__What is being asked__. Return the material exactly, first line through the line containing "import numpy as np", and nothing more. Pictures stay out.

__Source excerpt__.
*-*-*

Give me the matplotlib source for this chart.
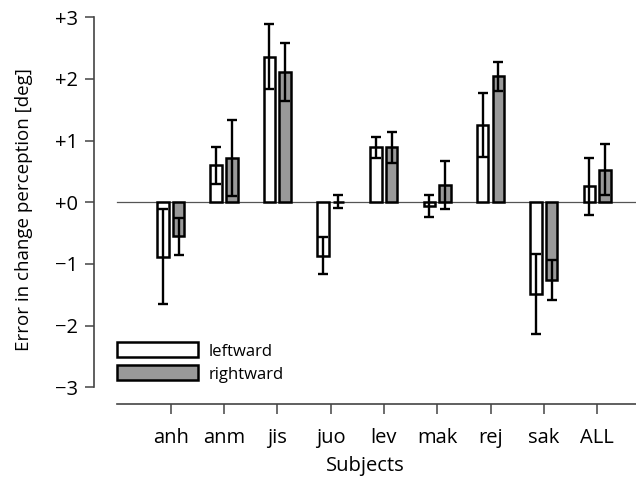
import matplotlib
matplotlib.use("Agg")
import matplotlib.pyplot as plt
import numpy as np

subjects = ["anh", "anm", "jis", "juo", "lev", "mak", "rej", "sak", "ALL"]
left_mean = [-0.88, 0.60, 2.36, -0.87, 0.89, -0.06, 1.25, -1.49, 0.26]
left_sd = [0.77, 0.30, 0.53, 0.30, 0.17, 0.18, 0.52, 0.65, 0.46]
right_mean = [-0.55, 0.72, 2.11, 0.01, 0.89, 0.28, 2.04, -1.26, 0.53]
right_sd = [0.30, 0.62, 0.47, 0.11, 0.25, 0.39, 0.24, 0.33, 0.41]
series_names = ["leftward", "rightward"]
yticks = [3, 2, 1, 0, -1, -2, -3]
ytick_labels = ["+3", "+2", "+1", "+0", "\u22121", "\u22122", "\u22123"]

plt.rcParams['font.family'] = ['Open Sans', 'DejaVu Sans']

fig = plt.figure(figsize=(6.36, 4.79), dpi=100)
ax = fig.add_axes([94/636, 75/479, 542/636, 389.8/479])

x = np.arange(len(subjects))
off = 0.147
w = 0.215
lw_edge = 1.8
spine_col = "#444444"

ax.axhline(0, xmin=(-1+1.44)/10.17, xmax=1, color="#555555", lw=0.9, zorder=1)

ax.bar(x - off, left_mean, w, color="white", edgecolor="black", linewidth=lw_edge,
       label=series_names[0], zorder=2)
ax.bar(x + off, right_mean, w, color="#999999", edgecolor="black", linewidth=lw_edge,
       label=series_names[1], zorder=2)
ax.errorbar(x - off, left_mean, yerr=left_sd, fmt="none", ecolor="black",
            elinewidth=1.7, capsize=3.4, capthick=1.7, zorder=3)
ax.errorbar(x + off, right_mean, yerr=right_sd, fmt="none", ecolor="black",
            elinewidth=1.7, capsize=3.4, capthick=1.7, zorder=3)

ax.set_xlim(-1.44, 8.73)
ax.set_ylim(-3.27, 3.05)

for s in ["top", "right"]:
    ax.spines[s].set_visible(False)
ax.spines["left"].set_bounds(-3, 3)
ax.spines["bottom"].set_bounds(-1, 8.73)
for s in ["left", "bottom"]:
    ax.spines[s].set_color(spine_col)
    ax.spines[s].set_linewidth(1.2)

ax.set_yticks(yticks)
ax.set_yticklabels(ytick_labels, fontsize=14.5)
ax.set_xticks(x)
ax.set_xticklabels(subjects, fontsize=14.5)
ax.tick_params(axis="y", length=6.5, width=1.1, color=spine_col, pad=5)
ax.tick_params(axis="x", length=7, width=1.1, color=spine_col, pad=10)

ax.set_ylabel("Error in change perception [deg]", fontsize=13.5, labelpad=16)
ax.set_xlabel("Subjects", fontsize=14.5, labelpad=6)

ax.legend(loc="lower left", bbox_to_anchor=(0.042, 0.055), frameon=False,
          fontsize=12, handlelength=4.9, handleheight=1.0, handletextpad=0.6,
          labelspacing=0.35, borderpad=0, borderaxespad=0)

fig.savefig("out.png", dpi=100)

*-*-*

__Full output__.
Give me the matplotlib source for this chart.
import matplotlib
matplotlib.use("Agg")
import matplotlib.pyplot as plt
import numpy as np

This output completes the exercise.